__Task objective__
Make an exact copy of the data below, leaving out every picture.

__Source excerpt__
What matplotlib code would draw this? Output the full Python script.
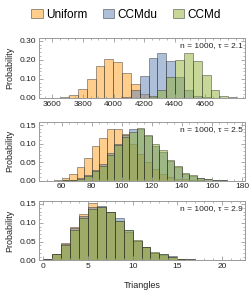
import numpy as np
import matplotlib
matplotlib.use("Agg")
import matplotlib.pyplot as plt
from matplotlib.patches import Patch
from matplotlib.ticker import MultipleLocator, FixedLocator, FormatStrFormatter

plt.rcParams['font.family'] = ['Liberation Sans', 'DejaVu Sans']

series = ['Uniform', 'CCMdu', 'CCMd']
colors = ['#FF9E1B', '#5E81B5', '#8FB032']

# panel 1: n = 1000, tau = 2.1  (bin start, bin width, probabilities)
p1_start, p1_width = 3650, 58
p1_uniform = [0.003, 0.016, 0.048, 0.099, 0.168, 0.203, 0.190, 0.130, 0.075, 0.022,
              0.005, 0.001, 0, 0, 0, 0, 0, 0, 0, 0]
p1_ccmdu = [0, 0, 0, 0, 0, 0, 0, 0.004, 0.042, 0.117,
            0.209, 0.235, 0.193, 0.109, 0.040, 0.012, 0.003, 0, 0, 0]
p1_ccmd = [0, 0, 0, 0, 0, 0, 0, 0, 0, 0.002,
           0.010, 0.040, 0.109, 0.198, 0.235, 0.193, 0.120, 0.042, 0.012, 0.003]
p1_ticks = [3600, 3800, 4000, 4200, 4400, 4600]

# panel 2: n = 1000, tau = 2.5
p2_start, p2_width = 55, 5
p2_uniform = [0.002, 0.008, 0.018, 0.037, 0.062, 0.094, 0.116, 0.139, 0.139, 0.126,
              0.098, 0.072, 0.050, 0.030, 0.018, 0.010, 0.005, 0.003, 0.001, 0.0005,
              0, 0, 0, 0, 0]
p2_ccmdu = [0, 0.001, 0.002, 0.006, 0.015, 0.028, 0.045, 0.075, 0.098, 0.122,
            0.140, 0.138, 0.120, 0.094, 0.078, 0.052, 0.036, 0.019, 0.013, 0.007,
            0.004, 0.002, 0.001, 0, 0]
p2_ccmd = [0, 0.001, 0.002, 0.005, 0.012, 0.025, 0.040, 0.070, 0.095, 0.118,
           0.132, 0.142, 0.124, 0.098, 0.082, 0.055, 0.038, 0.020, 0.014, 0.008,
           0.004, 0.002, 0.001, 0, 0]
p2_ticks = [60, 80, 100, 120, 140, 160, 180]

# panel 3: n = 1000, tau = 2.9
p3_start, p3_width = 0, 1
p3_uniform = [0.003, 0.016, 0.047, 0.090, 0.123, 0.153, 0.142, 0.128, 0.105, 0.075,
              0.052, 0.035, 0.021, 0.015, 0.009, 0.004, 0.002, 0.001, 0.001, 0.0005,
              0.0005, 0.0005]
p3_ccmdu = [0.003, 0.017, 0.043, 0.087, 0.117, 0.141, 0.144, 0.128, 0.113, 0.080,
            0.053, 0.036, 0.021, 0.016, 0.011, 0.005, 0.003, 0.001, 0.001, 0.0005,
            0.0005, 0.0005]
p3_ccmd = [0.003, 0.017, 0.041, 0.080, 0.113, 0.136, 0.143, 0.128, 0.106, 0.082,
           0.054, 0.036, 0.022, 0.016, 0.010, 0.005, 0.003, 0.001, 0.001, 0.0005,
           0.0005, 0.0005]
p3_ticks = [0, 5, 10, 15, 20]

panels = [
    dict(start=p1_start, width=p1_width, data=[p1_uniform, p1_ccmdu, p1_ccmd], ticks=p1_ticks,
         label='n = 1000, \u03c4 = 2.1', xlim=(3512, 4861), ylim=(0, 0.315),
         xminor=50, ymajor=0.10, ymin=0.02, pos=[0.156, 0.669, 0.824, 0.2027]),
    dict(start=p2_start, width=p2_width, data=[p2_uniform, p2_ccmdu, p2_ccmd], ticks=p2_ticks,
         label='n = 1000, \u03c4 = 2.5', xlim=(45, 182), ylim=(0, 0.158),
         xminor=5, ymajor=0.05, ymin=0.01, pos=[0.156, 0.390, 0.824, 0.1976]),
    dict(start=p3_start, width=p3_width, data=[p3_uniform, p3_ccmdu, p3_ccmd], ticks=p3_ticks,
         label='n = 1000, \u03c4 = 2.9', xlim=(-0.5, 22.6), ylim=(0, 0.158),
         xminor=1, ymajor=0.05, ymin=0.01, pos=[0.156, 0.120, 0.824, 0.201]),
]

fig = plt.figure(figsize=(2.5, 2.96), dpi=100)

frame_col = '#9a9a9a'
for i, p in enumerate(panels):
    ax = fig.add_axes(p['pos'])
    for vals, c in zip(p['data'], colors):
        vals = np.array(vals)
        left = p['start'] + p['width'] * np.arange(len(vals))
        ax.bar(left, vals, width=p['width'], align='edge', color=c, alpha=0.5,
               edgecolor=(0.15, 0.15, 0.15, 0.6), linewidth=0.6)
    ax.set_xlim(*p['xlim'])
    ax.set_ylim(*p['ylim'])
    ax.xaxis.set_major_locator(FixedLocator(p['ticks']))
    ax.xaxis.set_minor_locator(MultipleLocator(p['xminor']))
    ax.yaxis.set_major_locator(MultipleLocator(p['ymajor']))
    ax.yaxis.set_minor_locator(MultipleLocator(p['ymin']))
    ax.yaxis.set_major_formatter(FormatStrFormatter('%.2f'))
    ax.tick_params(which='both', direction='in', top=True, right=True,
                   color=frame_col, labelsize=6, labelcolor='#222222', pad=2)
    ax.tick_params(which='major', length=3, width=0.6)
    ax.tick_params(which='minor', length=1.5, width=0.5)
    for s in ax.spines.values():
        s.set_color(frame_col)
        s.set_linewidth(0.7)
    ax.set_ylabel('Probability', fontsize=6.5, labelpad=4, color='#222222')
    ax.text(0.99, 0.93, p['label'], transform=ax.transAxes, ha='right', va='top',
            fontsize=6, color='#222222')
    if i == 2:
        ax.set_xlabel('Triangles', fontsize=6.5, labelpad=8, color='#222222')

handles = [Patch(facecolor=c, alpha=0.5, edgecolor=(0.2, 0.2, 0.2, 0.6), linewidth=0.7)
           for c in colors]
fig.legend(handles, series, loc='center', bbox_to_anchor=(0.505, 0.951), ncol=3,
           frameon=False, fontsize=8.5, handlelength=0.95, handleheight=0.85,
           handletextpad=0.3, columnspacing=1.3)

fig.savefig('out.png', dpi=100)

__The completed task__
What matplotlib code would draw this? Output the full Python script.
import numpy as np
import matplotlib
matplotlib.use("Agg")
import matplotlib.pyplot as plt
from matplotlib.patches import Patch
from matplotlib.ticker import MultipleLocator, FixedLocator, FormatStrFormatter

plt.rcParams['font.family'] = ['Liberation Sans', 'DejaVu Sans']

series = ['Uniform', 'CCMdu', 'CCMd']
colors = ['#FF9E1B', '#5E81B5', '#8FB032']

# panel 1: n = 1000, tau = 2.1  (bin start, bin width, probabilities)
p1_start, p1_width = 3650, 58
p1_uniform = [0.003, 0.016, 0.048, 0.099, 0.168, 0.203, 0.190, 0.130, 0.075, 0.022,
              0.005, 0.001, 0, 0, 0, 0, 0, 0, 0, 0]
p1_ccmdu = [0, 0, 0, 0, 0, 0, 0, 0.004, 0.042, 0.117,
            0.209, 0.235, 0.193, 0.109, 0.040, 0.012, 0.003, 0, 0, 0]
p1_ccmd = [0, 0, 0, 0, 0, 0, 0, 0, 0, 0.002,
           0.010, 0.040, 0.109, 0.198, 0.235, 0.193, 0.120, 0.042, 0.012, 0.003]
p1_ticks = [3600, 3800, 4000, 4200, 4400, 4600]

# panel 2: n = 1000, tau = 2.5
p2_start, p2_width = 55, 5
p2_uniform = [0.002, 0.008, 0.018, 0.037, 0.062, 0.094, 0.116, 0.139, 0.139, 0.126,
              0.098, 0.072, 0.050, 0.030, 0.018, 0.010, 0.005, 0.003, 0.001, 0.0005,
              0, 0, 0, 0, 0]
p2_ccmdu = [0, 0.001, 0.002, 0.006, 0.015, 0.028, 0.045, 0.075, 0.098, 0.122,
            0.140, 0.138, 0.120, 0.094, 0.078, 0.052, 0.036, 0.019, 0.013, 0.007,
            0.004, 0.002, 0.001, 0, 0]
p2_ccmd = [0, 0.001, 0.002, 0.005, 0.012, 0.025, 0.040, 0.070, 0.095, 0.118,
           0.132, 0.142, 0.124, 0.098, 0.082, 0.055, 0.038, 0.020, 0.014, 0.008,
           0.004, 0.002, 0.001, 0, 0]
p2_ticks = [60, 80, 100, 120, 140, 160, 180]

# panel 3: n = 1000, tau = 2.9
p3_start, p3_width = 0, 1
p3_uniform = [0.003, 0.016, 0.047, 0.090, 0.123, 0.153, 0.142, 0.128, 0.105, 0.075,
              0.052, 0.035, 0.021, 0.015, 0.009, 0.004, 0.002, 0.001, 0.001, 0.0005,
              0.0005, 0.0005]
p3_ccmdu = [0.003, 0.017, 0.043, 0.087, 0.117, 0.141, 0.144, 0.128, 0.113, 0.080,
            0.053, 0.036, 0.021, 0.016, 0.011, 0.005, 0.003, 0.001, 0.001, 0.0005,
            0.0005, 0.0005]
p3_ccmd = [0.003, 0.017, 0.041, 0.080, 0.113, 0.136, 0.143, 0.128, 0.106, 0.082,
           0.054, 0.036, 0.022, 0.016, 0.010, 0.005, 0.003, 0.001, 0.001, 0.0005,
           0.0005, 0.0005]
p3_ticks = [0, 5, 10, 15, 20]

panels = [
    dict(start=p1_start, width=p1_width, data=[p1_uniform, p1_ccmdu, p1_ccmd], ticks=p1_ticks,
         label='n = 1000, \u03c4 = 2.1', xlim=(3512, 4861), ylim=(0, 0.315),
         xminor=50, ymajor=0.10, ymin=0.02, pos=[0.156, 0.669, 0.824, 0.2027]),
    dict(start=p2_start, width=p2_width, data=[p2_uniform, p2_ccmdu, p2_ccmd], ticks=p2_ticks,
         label='n = 1000, \u03c4 = 2.5', xlim=(45, 182), ylim=(0, 0.158),
         xminor=5, ymajor=0.05, ymin=0.01, pos=[0.156, 0.390, 0.824, 0.1976]),
    dict(start=p3_start, width=p3_width, data=[p3_uniform, p3_ccmdu, p3_ccmd], ticks=p3_ticks,
         label='n = 1000, \u03c4 = 2.9', xlim=(-0.5, 22.6), ylim=(0, 0.158),
         xminor=1, ymajor=0.05, ymin=0.01, pos=[0.156, 0.120, 0.824, 0.201]),
]

fig = plt.figure(figsize=(2.5, 2.96), dpi=100)

frame_col = '#9a9a9a'
for i, p in enumerate(panels):
    ax = fig.add_axes(p['pos'])
    for vals, c in zip(p['data'], colors):
        vals = np.array(vals)
        left = p['start'] + p['width'] * np.arange(len(vals))
        ax.bar(left, vals, width=p['width'], align='edge', color=c, alpha=0.5,
               edgecolor=(0.15, 0.15, 0.15, 0.6), linewidth=0.6)
    ax.set_xlim(*p['xlim'])
    ax.set_ylim(*p['ylim'])
    ax.xaxis.set_major_locator(FixedLocator(p['ticks']))
    ax.xaxis.set_minor_locator(MultipleLocator(p['xminor']))
    ax.yaxis.set_major_locator(MultipleLocator(p['ymajor']))
    ax.yaxis.set_minor_locator(MultipleLocator(p['ymin']))
    ax.yaxis.set_major_formatter(FormatStrFormatter('%.2f'))
    ax.tick_params(which='both', direction='in', top=True, right=True,
                   color=frame_col, labelsize=6, labelcolor='#222222', pad=2)
    ax.tick_params(which='major', length=3, width=0.6)
    ax.tick_params(which='minor', length=1.5, width=0.5)
    for s in ax.spines.values():
        s.set_color(frame_col)
        s.set_linewidth(0.7)
    ax.set_ylabel('Probability', fontsize=6.5, labelpad=4, color='#222222')
    ax.text(0.99, 0.93, p['label'], transform=ax.transAxes, ha='right', va='top',
            fontsize=6, color='#222222')
    if i == 2:
        ax.set_xlabel('Triangles', fontsize=6.5, labelpad=8, color='#222222')

handles = [Patch(facecolor=c, alpha=0.5, edgecolor=(0.2, 0.2, 0.2, 0.6), linewidth=0.7)
           for c in colors]
fig.legend(handles, series, loc='center', bbox_to_anchor=(0.505, 0.951), ncol=3,
           frameon=False, fontsize=8.5, handlelength=0.95, handleheight=0.85,
           handletextpad=0.3, columnspacing=1.3)

fig.savefig('out.png', dpi=100)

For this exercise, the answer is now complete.